Source records:
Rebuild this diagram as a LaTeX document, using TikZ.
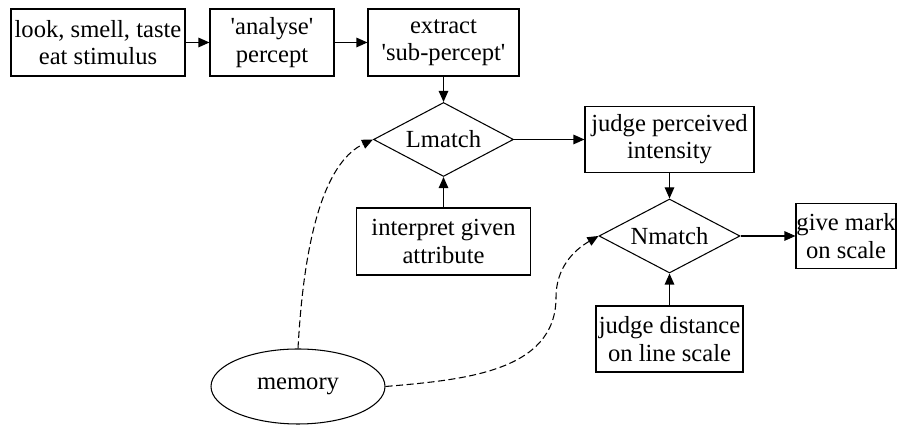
\documentclass[tikz,border=0pt]{standalone}
\usepackage{fontspec}
\setmainfont{Liberation Serif}
\usetikzlibrary{arrows.meta, shapes.geometric}

\begin{document}
\begin{tikzpicture}[font=\fontsize{14}{15.5}\selectfont, line width=0.6pt,
		proc/.style={draw, align=center, inner sep=0pt, minimum height=1.34cm},
		match/.style={draw, diamond, aspect=1.9, inner sep=1pt, minimum width=2.8cm, minimum height=1.48cm},
		mem/.style={draw, ellipse, inner sep=0pt, minimum width=3.48cm, minimum height=1.5cm},
		flow/.style={-{Triangle[length=0.22cm, width=0.19cm]}},
		recall/.style={flow, dash pattern=on 4pt off 2pt}]
	\useasboundingbox (0,0) rectangle (17.96,8.5);
	\clip (0,0) rectangle (17.96,8.5);
	
	% Ligne du haut
	\node[proc, minimum width=3.48cm] (look) at (1.96,7.65) {look, smell, taste\\eat stimulus};
	\node[proc, minimum width=2.48cm] (analyse) at (5.44,7.65) {\textquotesingle analyse\textquotesingle\\percept};
	\node[proc, minimum width=3.02cm] (extract) at (8.87,7.65) {extract\\\textquotesingle sub-percept\textquotesingle};
	
	\node[match] (Lmatch) at (8.87,5.71) {Lmatch};
	\node[proc, minimum width=3.38cm, minimum height=1.32cm] (judge) at (13.39,5.71) {judge perceived\\intensity};
	\node[proc, minimum width=3.48cm] (interp) at (8.87,3.67) {interpret given\\attribute};
	
	\node[match, minimum width=2.82cm] (Nmatch) at (13.39,3.78) {Nmatch};
	\node[proc, minimum width=2.0cm, minimum height=1.3cm] (mark) at (16.92,3.78) {give mark\\on scale};
	\node[proc, minimum width=2.94cm, minimum height=1.32cm] (dist) at (13.39,1.72) {judge distance\\on line scale};
	
	\node[mem] (memory) at (5.96,0.77) {memory};
	\coordinate (bend) at (11.12,2.55);
	
	\draw[flow] (look) -- (analyse);
	\draw[flow] (analyse) -- (extract);
	\draw[flow] (extract) -- (Lmatch);
	\draw[flow] (interp) -- (Lmatch);
	\draw[flow] (Lmatch) -- (judge);
	\draw[flow] (judge) -- (Nmatch);
	\draw[flow] (dist) -- (Nmatch);
	\draw[flow] (Nmatch) -- (mark);
	
	% Rappels depuis la memoire
	\draw[recall] (memory.north) .. controls (6.10,4.10) and (6.60,5.30) .. (Lmatch.west);
	\draw[recall] (memory.east) to[out=5, in=-90] (bend) to[out=90, in=210] (Nmatch.west);
\end{tikzpicture}
\end{document}
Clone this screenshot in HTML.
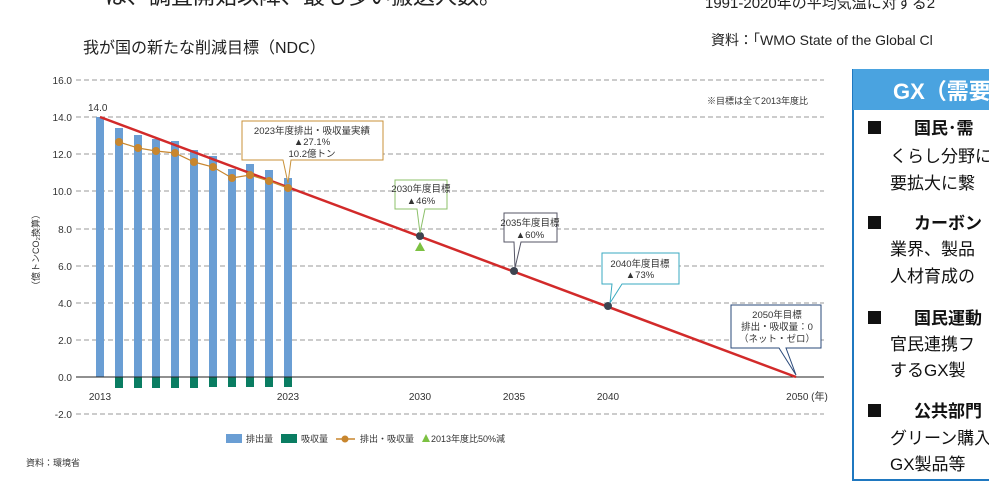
<!DOCTYPE html>
<html><head><meta charset="utf-8"><style>
body{margin:0;width:989px;height:493px;overflow:hidden;background:#fff;font-family:"Liberation Sans","Noto Sans CJK JP",sans-serif;}
</style></head><body>
<svg width="989" height="493" viewBox="0 0 989 493" xmlns="http://www.w3.org/2000/svg" style="position:absolute;left:0;top:0;font-family:'Liberation Sans','Noto Sans CJK JP',sans-serif">
<text x="105" y="4" font-size="22" fill="#222">は、調査開始以降、最も多い搬送人数。</text>
<text x="705" y="8" font-size="15" fill="#222">1991-2020年の平均気温に対する2</text>
<text x="711" y="45" font-size="14" fill="#222">資料：「WMO State of the Global Cl</text>
<text x="83" y="53" font-size="16" fill="#222">我が国の新たな削減目標（NDC）</text>
<g stroke="#999" stroke-dasharray="5,3" stroke-width="1">
<line x1="76" y1="80" x2="824" y2="80"/><line x1="76" y1="117" x2="824" y2="117"/><line x1="76" y1="154" x2="824" y2="154"/><line x1="76" y1="191" x2="824" y2="191"/><line x1="76" y1="229" x2="824" y2="229"/><line x1="76" y1="266" x2="824" y2="266"/><line x1="76" y1="303" x2="824" y2="303"/><line x1="76" y1="340" x2="824" y2="340"/><line x1="76" y1="414" x2="824" y2="414"/>
</g>
<g font-size="10" fill="#333" text-anchor="end">
<text x="72" y="84">16.0</text><text x="72" y="121">14.0</text><text x="72" y="158">12.0</text><text x="72" y="195">10.0</text><text x="72" y="233">8.0</text><text x="72" y="270">6.0</text><text x="72" y="307">4.0</text><text x="72" y="344">2.0</text><text x="72" y="381">0.0</text><text x="72" y="418">-2.0</text>
</g>
<text transform="translate(39,250) rotate(-90)" font-size="9" fill="#333" text-anchor="middle">（億トンCO₂換算）</text>
<g fill="#6a9ed4">
<rect x="96" y="117" width="8" height="260"/><rect x="115" y="128" width="8" height="249"/><rect x="134" y="135" width="8" height="242"/><rect x="152" y="139" width="8" height="238"/><rect x="171" y="141" width="8" height="236"/><rect x="190" y="150" width="8" height="227"/><rect x="209" y="156" width="8" height="221"/><rect x="228" y="169" width="8" height="208"/><rect x="246" y="164" width="8" height="213"/><rect x="265" y="170" width="8" height="207"/><rect x="284" y="178" width="8" height="199"/>
</g>
<g fill="#0a7d62">
<rect x="115" y="377" width="8" height="11"/><rect x="134" y="377" width="8" height="11"/><rect x="152" y="377" width="8" height="11"/><rect x="171" y="377" width="8" height="11"/><rect x="190" y="377" width="8" height="11"/><rect x="209" y="377" width="8" height="10"/><rect x="228" y="377" width="8" height="10"/><rect x="246" y="377" width="8" height="10"/><rect x="265" y="377" width="8" height="10"/><rect x="284" y="377" width="8" height="10"/>
</g>
<line x1="76" y1="377" x2="824" y2="377" stroke="#222" stroke-width="1"/>
<line x1="100" y1="117" x2="796" y2="377" stroke="#d22a2a" stroke-width="2.5"/>
<polyline fill="none" stroke="#c8862e" stroke-width="1.2" points="119,142 138,148 156,151 175,153 194,162 213,167 232,178 250,175 269,181 288,188"/>
<g fill="#c8862e">
<circle cx="119" cy="142" r="4"/><circle cx="138" cy="148" r="4"/><circle cx="156" cy="151" r="4"/><circle cx="175" cy="153" r="4"/><circle cx="194" cy="162" r="4"/><circle cx="213" cy="167" r="4"/><circle cx="232" cy="178" r="4"/><circle cx="250" cy="175" r="4"/><circle cx="269" cy="181" r="4"/><circle cx="288" cy="188" r="4"/>
</g>
<g fill="#3d4450"><circle cx="420" cy="236" r="4"/><circle cx="514" cy="271" r="4"/><circle cx="608" cy="306" r="4"/></g>
<polygon points="420,242 415,251 425,251" fill="#7cc142"/>
<text x="88" y="111" font-size="10" fill="#333">14.0</text>
<g font-size="10" fill="#333" text-anchor="middle">
<text x="100" y="400">2013</text><text x="288" y="400">2023</text><text x="420" y="400">2030</text><text x="514" y="400">2035</text><text x="608" y="400">2040</text><text x="807" y="400">2050 (年)</text>
</g>
<text x="808" y="104" font-size="9" fill="#333" text-anchor="end">※目標は全て2013年度比</text>
<!-- callouts -->
<g font-size="9.5" fill="#333" text-anchor="middle">
<path d="M242,121 H383 V160 H291 L288,183 L283,160 H242 Z" fill="#fff" stroke="#c8913a"/>
<text x="312" y="134">2023年度排出・吸収量実績</text><text x="312" y="145">▲27.1%</text><text x="312" y="157">10.2億トン</text>
<path d="M395,180 H447 V209 H425 L420,233 L417,209 H395 Z" fill="#fff" stroke="#8cc06a"/>
<text x="421" y="192">2030年度目標</text><text x="421" y="204">▲46%</text>
<path d="M504,213 H557 V242 H521 L515,268 L514,242 H504 Z" fill="#fff" stroke="#556"/>
<text x="530" y="226">2035年度目標</text><text x="530" y="238">▲60%</text>
<path d="M602,253 H679 V284 H622 L610,303 L612,284 H602 Z" fill="#fff" stroke="#3aaac0"/>
<text x="640" y="267">2040年度目標</text><text x="640" y="278">▲73%</text>
<path d="M731,305 H821 V348 H786 L796,375 L779,348 H731 Z" fill="#fff" stroke="#2a4a7a"/>
<text x="777" y="318">2050年目標</text><text x="777" y="330">排出・吸収量：0</text><text x="777" y="342">（ネット・ゼロ）</text>
</g>
<!-- legend -->
<rect x="226" y="434" width="16" height="9" fill="#6a9ed4"/><text x="246" y="442" font-size="9" fill="#333">排出量</text>
<rect x="281" y="434" width="16" height="9" fill="#0a7d62"/><text x="301" y="442" font-size="9" fill="#333">吸収量</text>
<line x1="336" y1="439" x2="355" y2="439" stroke="#c8862e" stroke-width="1.5"/><circle cx="345" cy="439" r="3.5" fill="#c8862e"/>
<text x="360" y="442" font-size="9" fill="#333">排出・吸収量</text>
<polygon points="426,434 422,442 430,442" fill="#7cc142"/><text x="431" y="442" font-size="9" fill="#333">2013年度比50%減</text>
<text x="26" y="466" font-size="9" fill="#333">資料：環境省</text>
<!-- right panel -->
<rect x="853" y="70" width="140" height="410" fill="#fff" stroke="#1f78c0" stroke-width="2"/>
<rect x="853" y="69" width="140" height="41" fill="#4aa3e0"/>
<text x="893" y="99" font-size="22" font-weight="bold" fill="#fff">GX（需要</text>
<g font-size="17" fill="#111">
<rect x="868" y="121" width="13" height="13" fill="#111"/><text x="914" y="134" font-weight="bold">国民･需</text>
<text x="890" y="162">くらし分野に</text><text x="890" y="189">要拡大に繋</text>
<rect x="868" y="216" width="13" height="13" fill="#111"/><text x="914" y="229" font-weight="bold">カーボン</text>
<text x="890" y="255">業界、製品</text><text x="890" y="282">人材育成の</text>
<rect x="868" y="311" width="13" height="13" fill="#111"/><text x="914" y="324" font-weight="bold">国民運動</text>
<text x="890" y="350">官民連携フ</text><text x="890" y="376">するGX製</text>
<rect x="868" y="404" width="13" height="13" fill="#111"/><text x="914" y="417" font-weight="bold">公共部門</text>
<text x="890" y="444">グリーン購入</text><text x="890" y="470">GX製品等</text>
</g>
</svg>
</body></html>
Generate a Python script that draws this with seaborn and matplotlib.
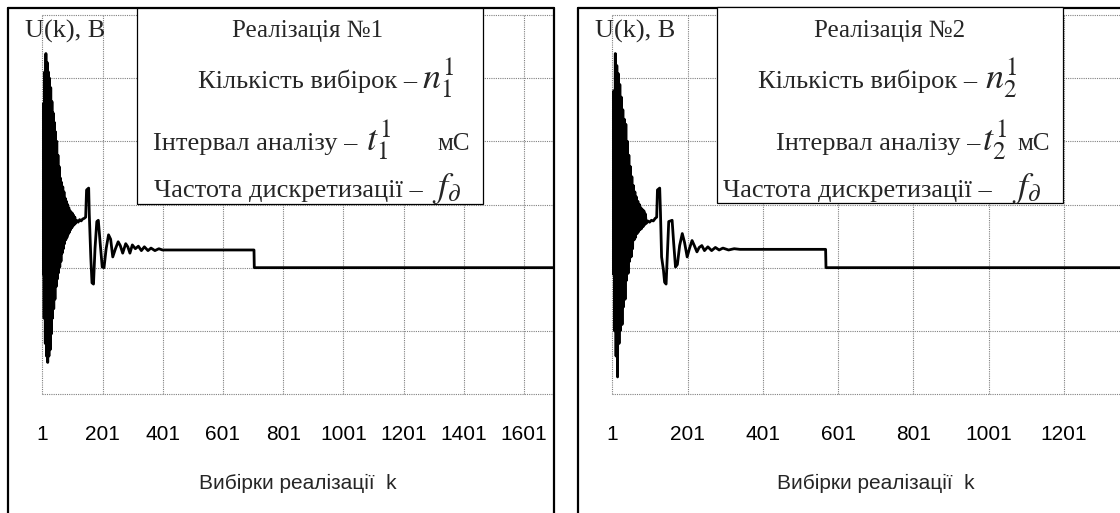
import matplotlib
matplotlib.use("Agg")
import matplotlib.pyplot as plt
import pandas as pd
import seaborn as sns
from matplotlib.patches import Rectangle
from matplotlib.lines import Line2D

# ---------------- data ----------------
# Realization 1: sample index k and U(k) (grid units)
k1 = [1, 3, 5, 7, 9, 11, 13, 15, 17, 19, 21, 23, 25, 27, 29, 31, 33, 35, 37, 39,
      41, 43, 45, 47, 49, 51, 53, 55, 57, 59, 61, 63, 65, 67, 69, 71, 73, 75, 77, 79,
      81, 83, 85, 87, 89, 91, 93, 95, 97, 99, 101, 103, 105, 107, 109, 111,
      115, 120, 125, 130, 135, 140, 145, 148, 155, 157,
      162, 166, 171, 176, 182, 187, 193, 200, 206, 213,
      221, 228, 235, 244, 253, 260, 268, 278, 285, 292,
      300, 310, 320, 330, 340, 352, 362, 375, 388, 400,
      704, 705, 1697]
u1 = [4.00, 1.90, 4.60, 1.20, 5.10, 0.80, 5.39, 0.60, 5.25, 0.50, 5.10, 0.60, 5.00, 0.70,
      4.85, 0.95, 4.63, 1.20, 4.45, 1.35, 4.30, 1.50, 4.15, 1.70, 4.00, 1.82, 3.78, 1.92,
      3.60, 2.01, 3.42, 2.10, 3.35, 2.23, 3.28, 2.30, 3.20, 2.38, 3.10, 2.44, 3.05, 2.48,
      3.00, 2.53, 2.95, 2.56, 2.90, 2.60, 2.88, 2.63, 2.86, 2.66, 2.83, 2.68, 2.80, 2.70,
      2.75, 2.72, 2.76, 2.74, 2.77, 2.78, 2.80, 3.23, 3.26, 2.85,
      2.17, 1.76, 1.74, 2.30, 2.73, 2.75, 2.40, 2.01, 2.00, 2.30,
      2.52, 2.45, 2.17, 2.30, 2.41, 2.35, 2.23, 2.38, 2.33, 2.23,
      2.36, 2.30, 2.34, 2.27, 2.33, 2.27, 2.31, 2.27, 2.30, 2.28,
      2.28, 2.00, 2.00]

# Realization 2
k2 = [1, 3, 5, 7, 9, 11, 13, 15, 17, 19, 21, 23, 25, 27, 29, 31, 33, 35, 37, 39,
      41, 43, 45, 47, 49, 51, 53, 55, 57, 59, 61, 63, 65, 67, 69, 71, 73, 75, 77, 79,
      81, 83, 85, 87, 89, 91,
      95, 100, 105, 110, 115, 119, 121, 127, 129, 132,
      137, 140, 144, 148, 151, 160, 164, 169, 174, 180,
      187, 193, 200, 206, 213, 219, 226, 232, 239, 246,
      255, 265, 275, 285, 295, 310, 325, 340, 568, 569,
      1401]
u2 = [4.00, 1.90, 4.80, 1.00, 5.39, 0.60, 5.20, 0.27, 5.07, 0.80, 4.90, 1.01, 4.70, 1.10,
      4.50, 1.38, 4.35, 1.50, 4.27, 1.80, 4.00, 1.91, 3.78, 2.10, 3.60, 2.17, 3.44, 2.30,
      3.30, 2.44, 3.20, 2.48, 3.12, 2.54, 3.05, 2.57, 3.00, 2.60, 2.95, 2.62, 2.92, 2.65,
      2.90, 2.68, 2.85, 2.70,
      2.74, 2.72, 2.75, 2.74, 2.78, 2.80, 3.23, 3.26, 2.88, 2.17,
      1.96, 1.77, 1.74, 2.30, 2.73, 2.75, 2.40, 2.01, 2.05, 2.35,
      2.54, 2.40, 2.17, 2.30, 2.43, 2.35, 2.25, 2.32, 2.35, 2.27,
      2.33, 2.27, 2.32, 2.28, 2.31, 2.28, 2.30, 2.29, 2.29, 2.00,
      2.00]

xticks1 = [1, 201, 401, 601, 801, 1001, 1201, 1401, 1601]
xticks2 = [1, 201, 401, 601, 801, 1001, 1201]
yticks = [0, 1, 2, 3, 4, 5, 6]

titles = ["Реалізація №1", "Реалізація №2"]
line_n = ["$n_1^1$", "$n_2^1$"]
line_t = ["$t_1^1$", "$t_2^1$"]
ylabel_text = "U(k), В"
xlabel_text = "Вибірки реалізації  k"

# ---------------- style ----------------
sns.set_style("white")
plt.rcParams["font.family"] = ["Liberation Sans", "DejaVu Sans"]
plt.rcParams["mathtext.fontset"] = "stix"

W, H = 1120, 513
fig = plt.figure(figsize=(W / 100, H / 100), dpi=100)


def fx(px):
    return px / W


def fy(py):
    return 1 - py / H


SERIF = ["Liberation Serif", "DejaVu Serif"]

ax1 = fig.add_axes([fx(42.3), fy(394), (553 - 42.3) / W, (394 - 15) / H])
ax2 = fig.add_axes([fx(612.3), fy(394), (1139 - 612.3) / W, (394 - 15) / H])

df1 = pd.DataFrame({"k": k1, "U": u1})
df2 = pd.DataFrame({"k": k2, "U": u2})

for ax, df, ticks, xmax in [(ax1, df1, xticks1, 1697), (ax2, df2, xticks2, 1401)]:
    sns.lineplot(data=df, x="k", y="U", ax=ax, color="black", lw=2.0,
                 estimator=None, sort=False)
    ax.set_xlim(1, xmax)
    ax.set_ylim(0, 6)
    ax.set_xticks(ticks)
    ax.set_xticklabels([str(t) for t in ticks])
    ax.set_yticks(yticks)
    ax.set_yticklabels([])
    ax.tick_params(axis="x", length=0, pad=22, labelsize=15, colors="black")
    ax.tick_params(axis="y", length=0)
    ax.grid(True, color="#808080", linestyle=(0, (1, 1)), lw=0.8)
    for gl in ax.get_xgridlines() + ax.get_ygridlines():
        gl.set_clip_on(False)
    for s in ax.spines.values():
        s.set_visible(False)
    ax.set_xlabel(xlabel_text, fontsize=15)
    ax.set_ylabel("")
    ax.xaxis.set_label_coords(0.5, -(483 - 394) / (394 - 15))
    ax.xaxis.label.set_va("center")
    ax.patch.set_alpha(0)

# right-panel gridline beyond last labelled tick
ax2.axvline(1401, color="#808080", linestyle=(0, (1, 1)), lw=0.8, zorder=0.5)

# frames of the two panels
frame_kw = dict(color="black", lw=1.6, transform=fig.transFigure)
fig.add_artist(Line2D([fx(8), fx(8)], [fy(8), fy(520)], **frame_kw))
fig.add_artist(Line2D([fx(8), fx(554)], [fy(8), fy(8)], **frame_kw))
fig.add_artist(Line2D([fx(554), fx(554)], [fy(8), fy(520)], **frame_kw))
fig.add_artist(Line2D([fx(578), fx(578)], [fy(8), fy(520)], **frame_kw))
fig.add_artist(Line2D([fx(578), fx(1130)], [fy(8), fy(8)], **frame_kw))

# y label texts
for x0 in [25, 595]:
    fig.text(fx(x0), fy(38), ylabel_text, ha="left", va="baseline",
             fontsize=19, family=SERIF)

# text boxes
boxes = [dict(l=137, r=483, top=8, bot=204, cx=308,
              e2=417, m2=422, e3=357, m3=366, ms3=437, e4=423, m4=432),
         dict(l=717, r=1063, top=7, bot=203, cx=890,
              e2=977, m2=985, e3=980, m3=982, ms3=1017, e4=992, m4=1012)]

FS = 19
for i, b in enumerate(boxes):
    fig.add_artist(Rectangle((fx(b["l"]), fy(b["bot"])), (b["r"] - b["l"]) / W,
                             (b["bot"] - b["top"]) / H, transform=fig.transFigure,
                             facecolor="white", edgecolor="black", lw=0.9, zorder=5))
    fig.text(fx(b["cx"]), fy(37), titles[i], ha="center", va="baseline",
             fontsize=FS - 1, family=SERIF, zorder=6)
    fig.text(fx(b["e2"]), fy(88), "Кількість вибірок –", ha="right", va="baseline",
             fontsize=FS, family=SERIF, zorder=6)
    fig.text(fx(b["m2"]), fy(88), line_n[i], ha="left", va="baseline",
             fontsize=26, zorder=6)
    fig.text(fx(b["e3"]), fy(150), "Інтервал аналізу –", ha="right", va="baseline",
             fontsize=FS, family=SERIF, zorder=6)
    fig.text(fx(b["m3"]), fy(150), line_t[i], ha="left", va="baseline",
             fontsize=26, zorder=6)
    fig.text(fx(b["ms3"]), fy(150), "мС", ha="left", va="baseline",
             fontsize=FS - 1, family=SERIF, zorder=6)
    fig.text(fx(b["e4"]), fy(197), "Частота дискретизації –", ha="right", va="baseline",
             fontsize=FS, family=SERIF, zorder=6)
    fig.text(fx(b["m4"]), fy(197), r"$f_{\partial}$", ha="left", va="baseline",
             fontsize=26, zorder=6)

fig.savefig("out.png", dpi=100, facecolor="white")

- **PROBLEM**
Count every line above that holds the string "matplotlib" and give the total, nothing more.

- **TASK SOLUTION**
6